EQONEX welcomed MATIC into its community of listed tokens earlier this month, giving EQONEX users the opportunity to invest in this exciting new asset class. To celebrate the announcement, EQONEX held a webinar to uncover Polygon's journey and its plans for the future. Hosted by Justin d'Anethan, Sales Manager at EQONEX, the webinar featured Jaynti Kanani, the CEO of Polygon, and Kelvin Ting, Head of Blockchain Strategy at EQONEX.
Here are the key talking points from the riveting symposium.
Jaynti revealed that initial work on Polygon started after he encountered roadblocks in a few side projects. As a developer, he loved to tinker around on new things and build apps on the side. In 2017, while working as Lead Data Scientist for Indian startup Housing.com, Jaynti tried his hand on building a fantasy betting site. He soon discovered that Indian financial regulations prevented him from incorporating a payments platform without a registered legal entity and verified bank account.

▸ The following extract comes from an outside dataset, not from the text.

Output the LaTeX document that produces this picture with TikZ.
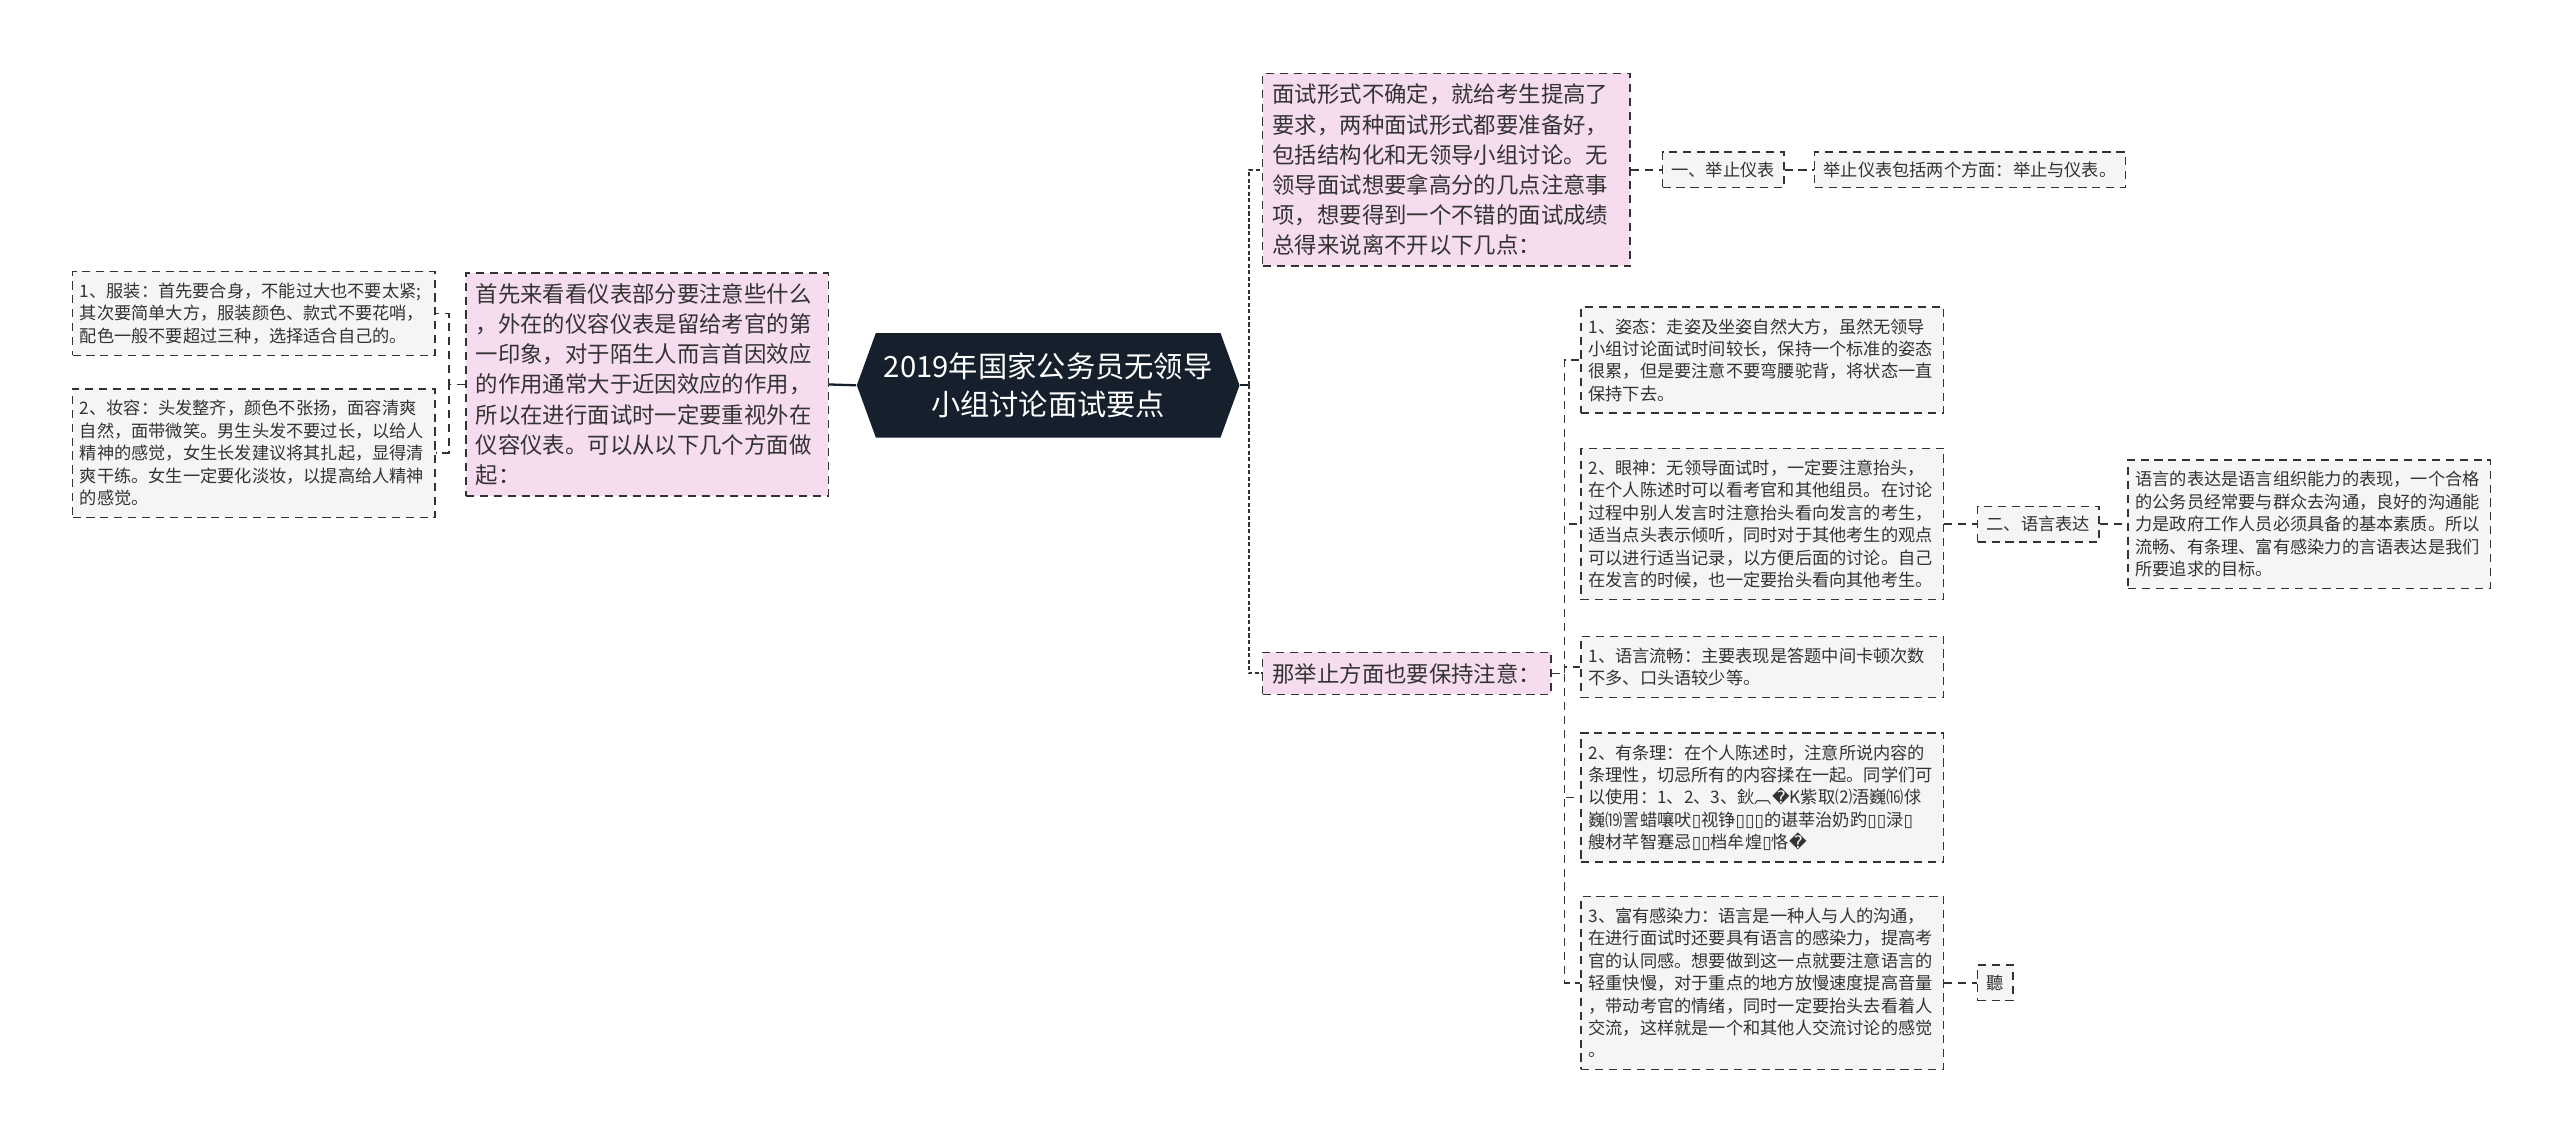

Crypto piqued his interest as a potential solution to his problem. As he dug into the ecosystem further, he discovered that the decentralized nature of crypto had potential far beyond what he had imagined. Cue to the 2017 crypto boom, and Jaynti was happy to quit his job to explore building crypto tools full-time. Polygon was conceptualized after the crypto kitties hype jammed the Ethereum blockchain, but Jaynti was convinced that scalability issues needed to be addressed.
Kelvin added that his story had several parallels with Jaynti's. While he did not take the entrepreneurial route, it was the challenge of integrating Bitcoin into an options trading platform that helped him become a subject-matter expert in the payments space. Later, after joining Crypto.com, Kelvin worked on similar projects tackling scalability issues which further entrenched him in the field.
At the moment, the Ethereum blockchain can only handle 13 transactions per second. That's very low, especially when you consider traditional payment services like Visa can scale up to 65,000 transactions per second. Ethereum 2.0 will solve some of these issues, but both Jaynti and Kelvin believe there is plenty of opportunities to continue to solve scalability issues.
"If there's a sudden spike in transactions, you'll see that the fees on the Ethereum network [...] will go up maybe about 5, 10 times. This basically makes it very unfeasible," said Kelvin. "If your technology is unable to support large amounts of transactions at any given time, it becomes very hard to adopt. So I think the Matic network is a very good example of something that can help with this."
Jaynti agreed. "Let's say if you're new to crypto right and paying $100 as gas fees. That's not a good way to onboard any new users," he explained. "With Polygon, we are solving two kinds of issues: Scalability, as you can send multiple transactions at the same time. And lower transaction fees."
The listing process at EQONEX is comprehensive, as tokens must meet rigid criteria before being accepted into the platform. The team at EQONEX evaluates hundreds of tokens at any given point, but MATIC was a great fit for EQONEX, explained Kelvin.
To begin with, the listing team at EQONEX looks at the real-world utility of the token and whether it solves an actual problem. The scalability of the Ethereum blockchain is certainly an issue faced by the crypto community across the world, so MATIC fits that definition. But other than that, it's equally important for the token to display trust, governance, and transparency. Things like whether the source code of the smart contract is audited, the GitHub repository of the project and whether code upgrades are being made, and the team's strength behind the token are all factors that weigh into EQONEX's decision of listing.
"The protocol of the team has gotten a lot of community interactions, and it's a very well-rounded perspective of any project. MATIC essentially topped our list because it ticks all the boxes," said Kelvin.
Polygon has come a long way since work started on the project in 2017, and Jaynti reflected on a few key events that helped them get to where they are today.
The initial investment by Coinbase and Binance was a big shot in the arm for the fledgling company, especially for a Blockchain startup from India. The country has traditionally been hostile to Blockchain companies, banning Bitcoin and other cryptocurrencies in 2018 and sending out mixed signals about its future intentions to the market.
"Having EQONEX on board with MATIC is a huge vote of confidence for the project. It means we have enough liquidity in the market [...] it is a big thing for us and for the MATIC community," said Jaynti.
"We are also expanding to optimistic roll up, secure roll-ups, and app-specific side chains using the Polygon SDK. Every day, we onboard three to five applications on Polygon. That's huge and unprecedented. You cannot see this kind of traction anywhere right now," added Jaynti.
But success is never a linear path and entails multiple sacrifices. Jaynti agreed that the team had its fair share of ups and downs. When you're just starting and have no brand recognition, it's hard to hire good people and use them to build something great. Jaynti's workaround was to hire new STEM grads and teach them about the Blockchain.
"Building a good project or startup. It takes a lot of time and your energy," he said.